* What is asked:
Identify every line containing the word "matplotlib" and reproduce each one.

* Listed entries:
┌──

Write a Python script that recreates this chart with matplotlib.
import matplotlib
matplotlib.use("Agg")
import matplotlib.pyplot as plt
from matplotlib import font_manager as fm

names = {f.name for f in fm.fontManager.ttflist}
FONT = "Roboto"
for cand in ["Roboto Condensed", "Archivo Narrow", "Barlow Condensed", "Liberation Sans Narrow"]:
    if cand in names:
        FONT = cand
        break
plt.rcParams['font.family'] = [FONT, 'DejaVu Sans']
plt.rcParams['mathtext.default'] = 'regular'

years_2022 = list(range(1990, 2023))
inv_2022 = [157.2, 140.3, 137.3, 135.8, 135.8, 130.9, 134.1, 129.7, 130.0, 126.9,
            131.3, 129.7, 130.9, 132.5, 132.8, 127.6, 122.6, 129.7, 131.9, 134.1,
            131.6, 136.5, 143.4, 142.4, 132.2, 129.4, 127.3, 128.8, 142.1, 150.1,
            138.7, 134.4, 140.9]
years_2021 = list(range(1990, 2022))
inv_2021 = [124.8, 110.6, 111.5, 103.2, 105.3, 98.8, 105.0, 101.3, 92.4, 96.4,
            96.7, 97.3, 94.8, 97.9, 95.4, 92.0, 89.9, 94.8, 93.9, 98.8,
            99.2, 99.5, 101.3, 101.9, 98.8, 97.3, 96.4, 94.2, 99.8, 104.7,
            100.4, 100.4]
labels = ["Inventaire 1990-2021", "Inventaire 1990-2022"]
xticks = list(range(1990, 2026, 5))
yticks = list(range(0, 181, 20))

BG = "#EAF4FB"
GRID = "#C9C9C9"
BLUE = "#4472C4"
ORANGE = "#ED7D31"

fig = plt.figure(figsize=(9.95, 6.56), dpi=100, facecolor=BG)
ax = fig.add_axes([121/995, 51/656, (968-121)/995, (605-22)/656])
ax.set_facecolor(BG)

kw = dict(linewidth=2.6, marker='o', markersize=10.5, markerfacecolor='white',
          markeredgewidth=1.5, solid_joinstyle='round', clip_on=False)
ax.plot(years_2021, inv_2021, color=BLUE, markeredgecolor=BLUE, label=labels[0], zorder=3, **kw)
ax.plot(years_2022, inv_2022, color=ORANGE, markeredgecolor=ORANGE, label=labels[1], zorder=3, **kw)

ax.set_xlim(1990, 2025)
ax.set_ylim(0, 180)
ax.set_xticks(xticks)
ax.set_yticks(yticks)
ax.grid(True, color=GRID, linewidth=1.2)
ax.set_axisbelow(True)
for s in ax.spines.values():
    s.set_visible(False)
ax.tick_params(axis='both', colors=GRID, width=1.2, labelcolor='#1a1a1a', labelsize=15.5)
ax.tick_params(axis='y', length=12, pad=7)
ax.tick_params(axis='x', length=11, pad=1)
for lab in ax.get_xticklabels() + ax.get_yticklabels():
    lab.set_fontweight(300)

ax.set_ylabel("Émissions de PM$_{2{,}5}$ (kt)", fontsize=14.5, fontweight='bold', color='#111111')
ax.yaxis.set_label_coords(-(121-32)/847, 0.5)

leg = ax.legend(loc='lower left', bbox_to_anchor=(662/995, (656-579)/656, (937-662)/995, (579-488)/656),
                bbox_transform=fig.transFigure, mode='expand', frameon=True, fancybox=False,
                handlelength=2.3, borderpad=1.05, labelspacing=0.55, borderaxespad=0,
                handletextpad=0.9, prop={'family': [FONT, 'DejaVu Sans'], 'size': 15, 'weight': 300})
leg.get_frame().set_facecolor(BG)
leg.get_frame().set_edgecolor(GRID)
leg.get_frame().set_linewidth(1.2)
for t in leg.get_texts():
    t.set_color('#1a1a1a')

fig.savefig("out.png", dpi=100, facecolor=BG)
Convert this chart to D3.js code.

└──

* Exercise response:
Write a Python script that recreates this chart with matplotlib.
import matplotlib
matplotlib.use("Agg")
import matplotlib.pyplot as plt
from matplotlib import font_manager as fm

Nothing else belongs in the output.